Time Sensitive Control of Aerospace Operations

Abstract : This research is motivated by an effort to integrate temporal and spatial aspects of a large-scale discrete event system (DES) for dynamic control (i.e., planning and re-planning) purposes. The dynamic planning and re-planning problems require satisfaction of two types of constraints, namely temporal and spatial, and the challenge here is to integrate both these constraints in a single analytical formulation of the problem. In addition, the constraints may not be all quantitatively specified; therefore, there is a need to have provisions for both quantitative and qualitative constraint-handling in this formulation. The dynamic control of Discrete- Event Systems (DES) often requires revising a produced temporal model during and/or after system specification phase, e.g., the constraints or system/mission requirements may change during or before a plan's execution. This research resulted in extensions to the existing point interval logic (PIL) that addresses these challenges.
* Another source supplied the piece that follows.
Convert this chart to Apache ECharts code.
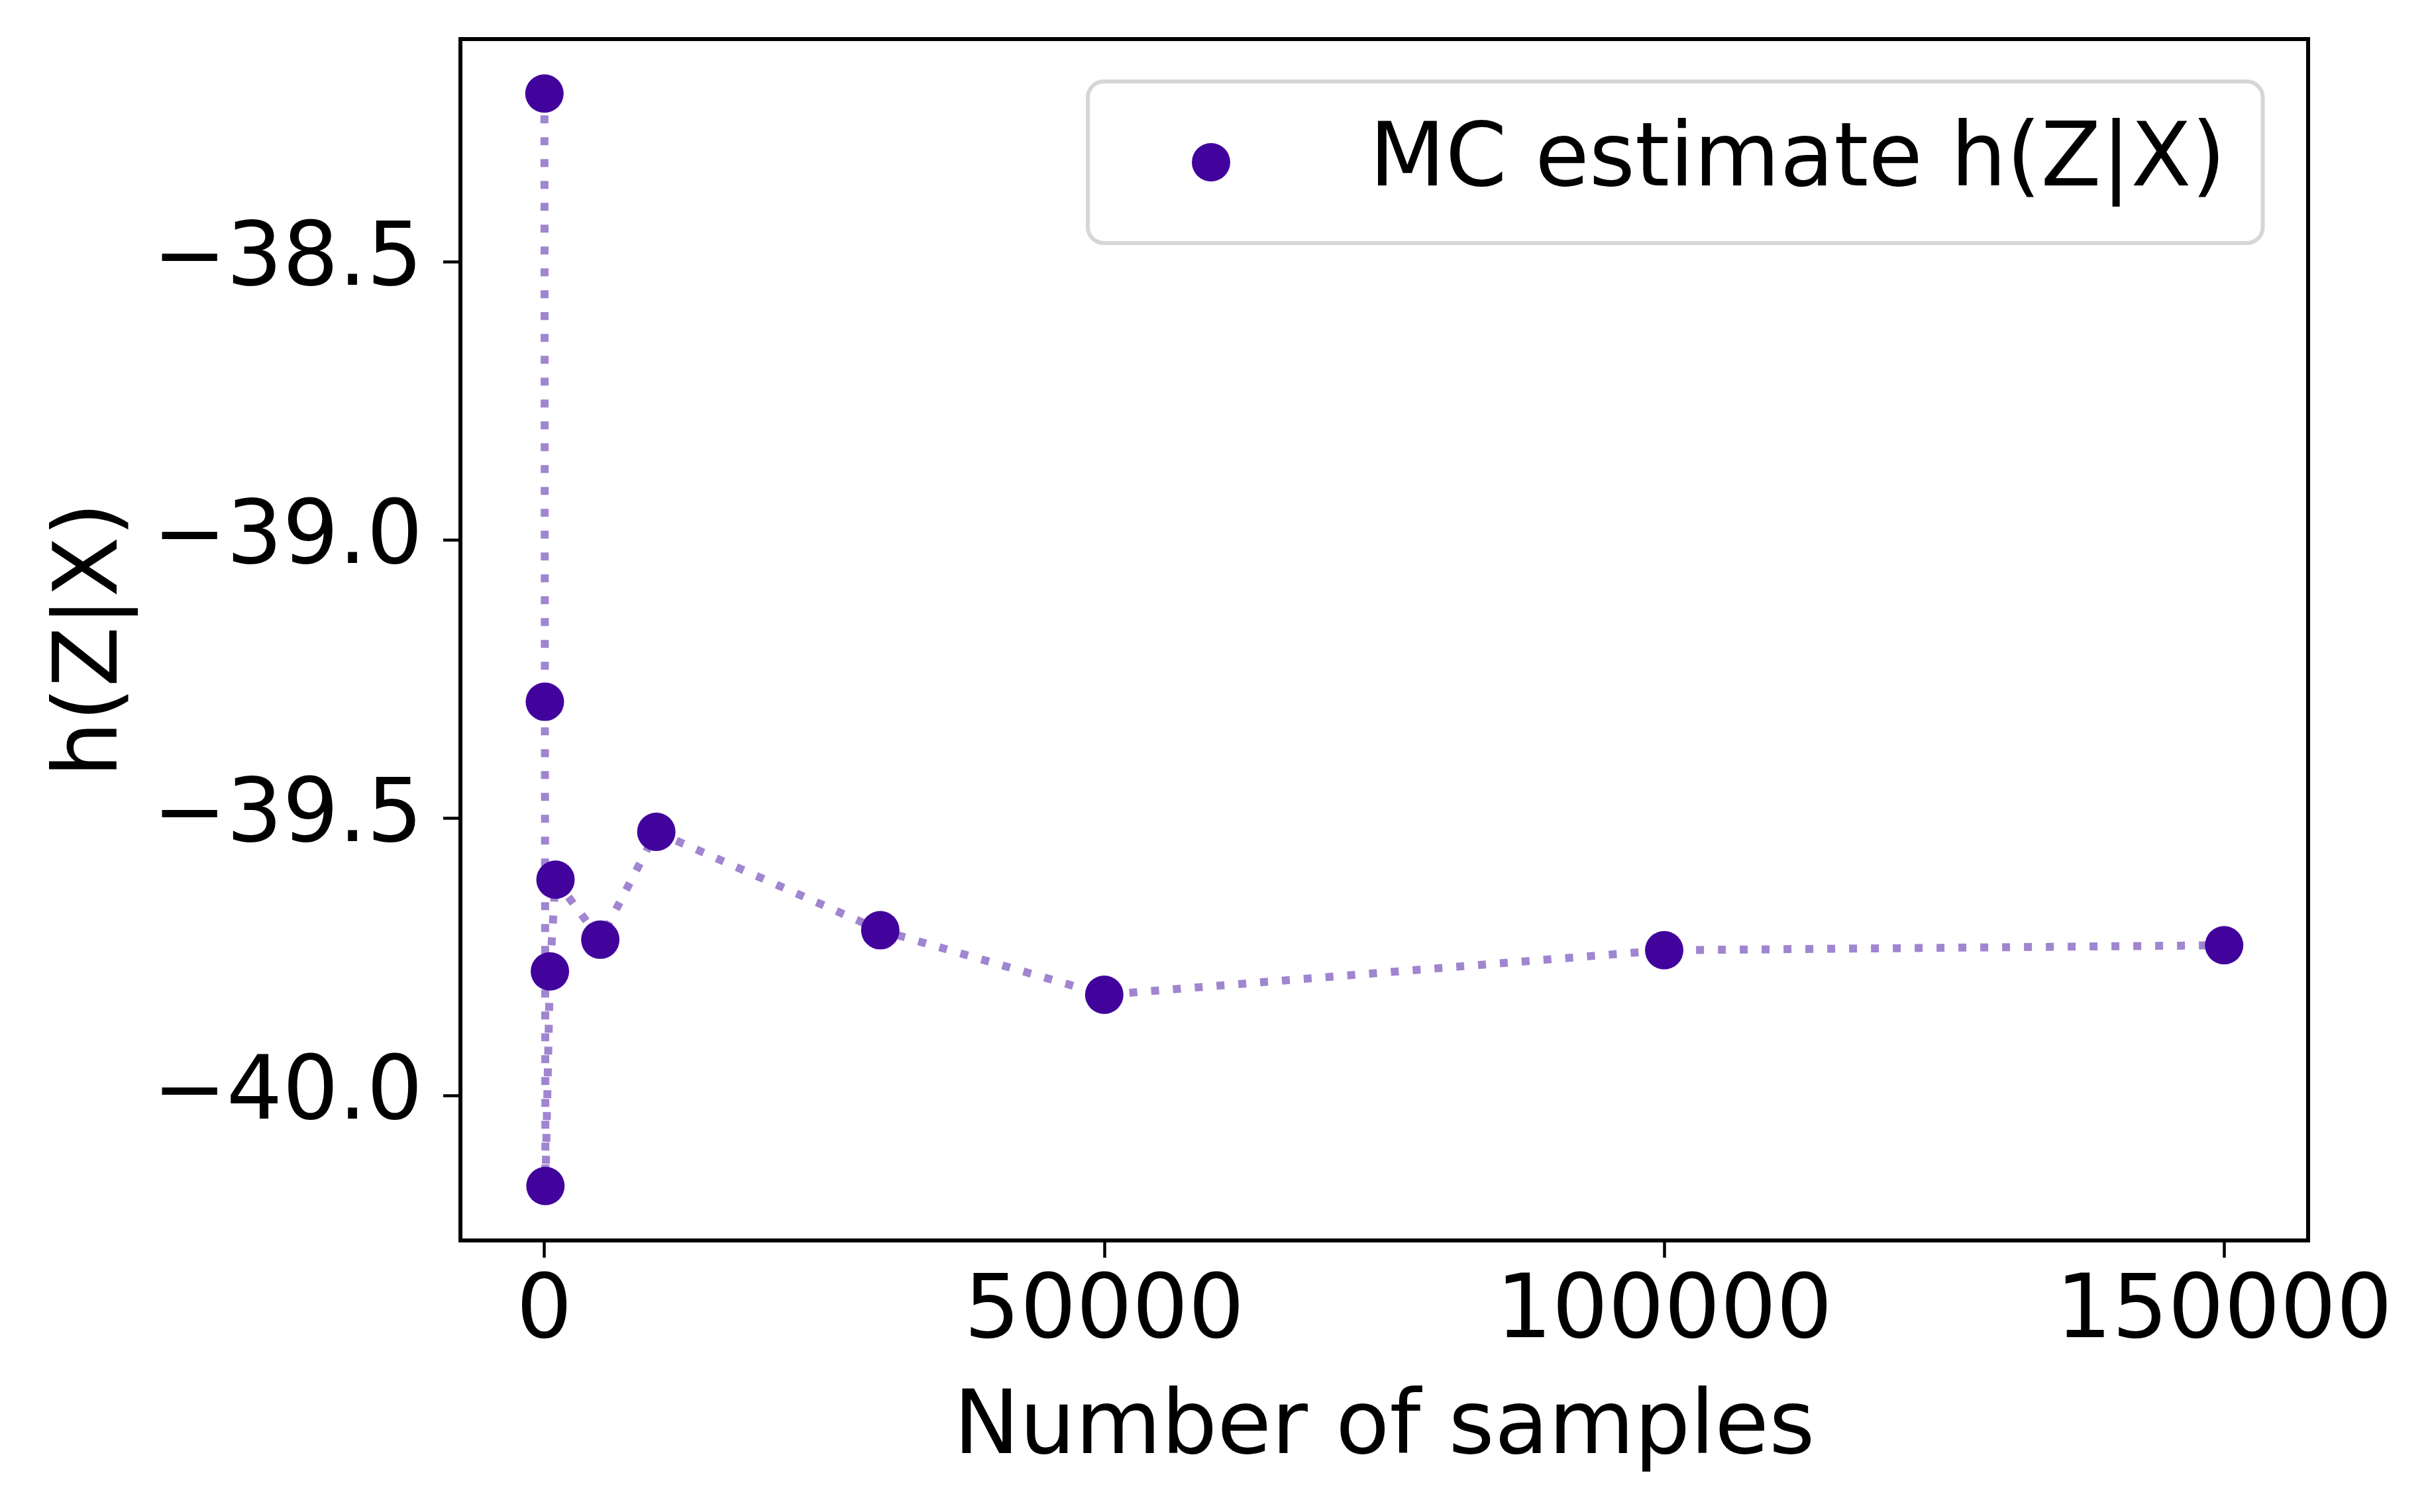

The extension allows for a larger class of temporal systems to be handled by incorporating an enhanced input lexicon, representation of flexibility in temporal specifications, an improved verification and inference mechanism, and a suite of analysis tools. The PIL formalism has been shown to incorporate temporal and spatial information separately from each other. The present implementation offers a toolkit of graph-based algorithms for implementing inference and verification mechanisms, revision algorithms for identifying the type of change before making the revision to the plan, and the application of the logic for temporal and spatial knowledge representation and masoning. A recent attempt on combining the graph-based revision and the inference mechanisms into an algorithm that can efficiently handle the dynamic change has yielded promising results.